Reason 5: Better than peers
According to Beverage Digest, Coca-Cola clearly leads the soft drink market with a 34% share, while Pepsi owns 26.3% of the market share and Dr. Pepper (NYSE:DPS) has 11%. Pepsi is clearly the closet competitor and has the strongest global reach that can affect Coca-Cola. Further, Pepsi’s food division accounts for half of its revenue and has a strong 40% market share of the packed salted snack market, which gives it a leverage for a more diversified product range. Coca-Cola also scores above Pepsi, as its reach is far more extensive in restaurant chains and food outlets like McDonalds, Subway, and Nando’s, while KFC and Taco Bell only sell Pepsi soft drinks.
Dr. Pepper is a comparatively small player compared to the two giants. It has a very concentrated area of operation, as almost all profits come from the U.S. and Canada. Further, the company depends on Coca-Cola and Pepsi for two-thirds of their distributions. Dr. Pepper is introducing its "TEN" low-calorie drinks, which include 7UP TEN, A&W TEN, Sunkist TEN, RC TEN, and Canada Dry TEN, which have only 10 calories per 12 fluid ounces. This seems like a smart move to attract health-conscious customers.
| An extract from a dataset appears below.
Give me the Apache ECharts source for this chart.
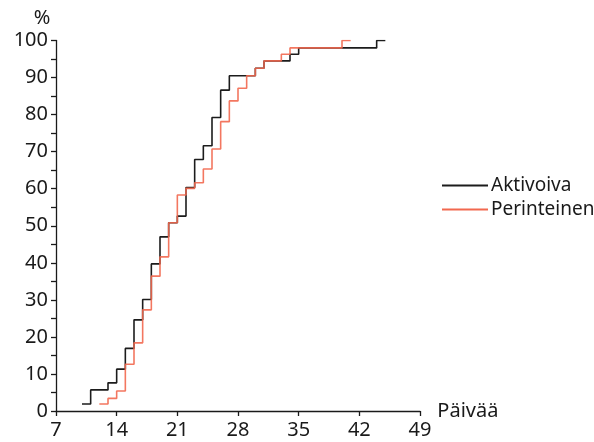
<!DOCTYPE html>
<html>
<head>
<meta charset="utf-8">
<script src="https://cdn.jsdelivr.net/npm/echarts@6/dist/echarts.min.js"></script>
<style>
  html, body { margin: 0; padding: 0; background: #fff; }
  #main { width: 594px; height: 442px; }
</style>
</head>
<body>
<div id="main"></div>
<script>
// paiva (day) at which the cumulative share steps up, and the share (%) after the step
var aktivoivaDays = [10, 11, 13, 14, 15, 16, 17, 18, 19, 20, 21, 22, 23, 24, 25, 26, 27, 30, 31, 34, 35, 44, 45]
var aktivoivaPct = [1.9, 5.7, 7.6, 11.3, 16.9, 24.6, 30.1, 39.7, 47.0, 50.8, 52.6, 60.3, 67.9, 71.6, 79.2, 86.6, 90.5, 92.5, 94.5, 96.3, 98.0, 100, 100]

var perinteinenDays = [12, 13, 14, 15, 16, 17, 18, 19, 20, 21, 22, 23, 24, 25, 26, 27, 28, 29, 30, 31, 33, 34, 40, 41]
var perinteinenPct = [1.9, 3.4, 5.4, 12.6, 18.4, 27.3, 36.4, 41.6, 50.8, 58.3, 60.1, 61.6, 65.3, 70.7, 78.1, 83.7, 87.1, 90.5, 92.5, 94.5, 96.3, 98.0, 100, 100]

var seriesNames = ['Aktivoiva', 'Perinteinen']
var colors = ['#1c1c1c', '#f2684f']

var pairs = function (xs, ys) {
    var out = []
    for (var i = 0; i < xs.length; i++) {
        out.push([xs[i], ys[i]])
    }
    return out
}

var txt = '#1a1a1a'
var font = '"Noto Sans", sans-serif'

var myChart = echarts.init(document.getElementById('main'))
myChart.setOption({
    animation: false,
    color: colors,
    grid: { left: 56, right: 174, top: 40.5, bottom: 31, containLabel: false },
    legend: {
        orient: 'vertical',
        left: 437,
        top: 171,
        itemWidth: 46,
        itemHeight: 2,
        itemGap: 5,
        icon: 'rect',
        data: seriesNames,
        textStyle: { color: txt, fontSize: 19, fontFamily: font, padding: [0, 0, 0, -2] }
    },
    xAxis: {
        type: 'value',
        min: 7,
        max: 49,
        interval: 7,
        name: 'Päivää',
        nameLocation: 'end',
        nameGap: 3,
        nameTextStyle: { color: txt, fontSize: 20, fontFamily: font, padding: [0, 0, 0, -10] },
        axisLine: { lineStyle: { color: txt, width: 1.3 } },
        axisTick: { show: true, length: 5, lineStyle: { color: txt, width: 1.3 } },
        axisLabel: { color: txt, fontSize: 20, fontFamily: font, margin: 9 },
        splitLine: { show: false }
    },
    yAxis: {
        type: 'value',
        min: 0,
        max: 100,
        interval: 10,
        name: '%',
        nameLocation: 'end',
        nameGap: 12,
        nameTextStyle: { color: txt, fontSize: 20, fontFamily: font, padding: [0, 28, 0, 0] },
        axisLine: { show: true, lineStyle: { color: txt, width: 1.3 } },
        axisTick: { show: true, length: 5, lineStyle: { color: txt, width: 1.3 } },
        minorTick: { show: true, splitNumber: 2, length: 5, lineStyle: { color: txt, width: 1.3 } },
        axisLabel: { color: txt, fontSize: 20, fontFamily: font, margin: 8 },
        splitLine: { show: false }
    },
    series: [
        {
            name: seriesNames[0],
            type: 'line',
            step: 'end',
            showSymbol: false,
            symbol: 'none',
            lineStyle: { width: 1.6, color: colors[0] },
            data: pairs(aktivoivaDays, aktivoivaPct)
        },
        {
            name: seriesNames[1],
            type: 'line',
            step: 'end',
            showSymbol: false,
            symbol: 'none',
            lineStyle: { width: 1.6, color: colors[1], opacity: 0.9 },
            data: pairs(perinteinenDays, perinteinenPct)
        }
    ]
})
</script>
</body>
</html>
Dr. Pepper, since its inception, has been making the right moves, which have clearly been seen in the company’s stock price performance. The company’s revenue and profits have been improving consistently, but as the company mainly has a concentrated exposure without much penetration into emerging markets, its future growth prospects look dim. With a dividend yield of 3.2%, it can definitely attract income investors, but it definitely does not offer as much value as its peers.
Coca-Cola is, without a doubt, a strong value addition for any portfolio with a long-term view. Its strategic investment in health drinks, plus investments in emerging markets, confirms a strong potential to grow further in the future.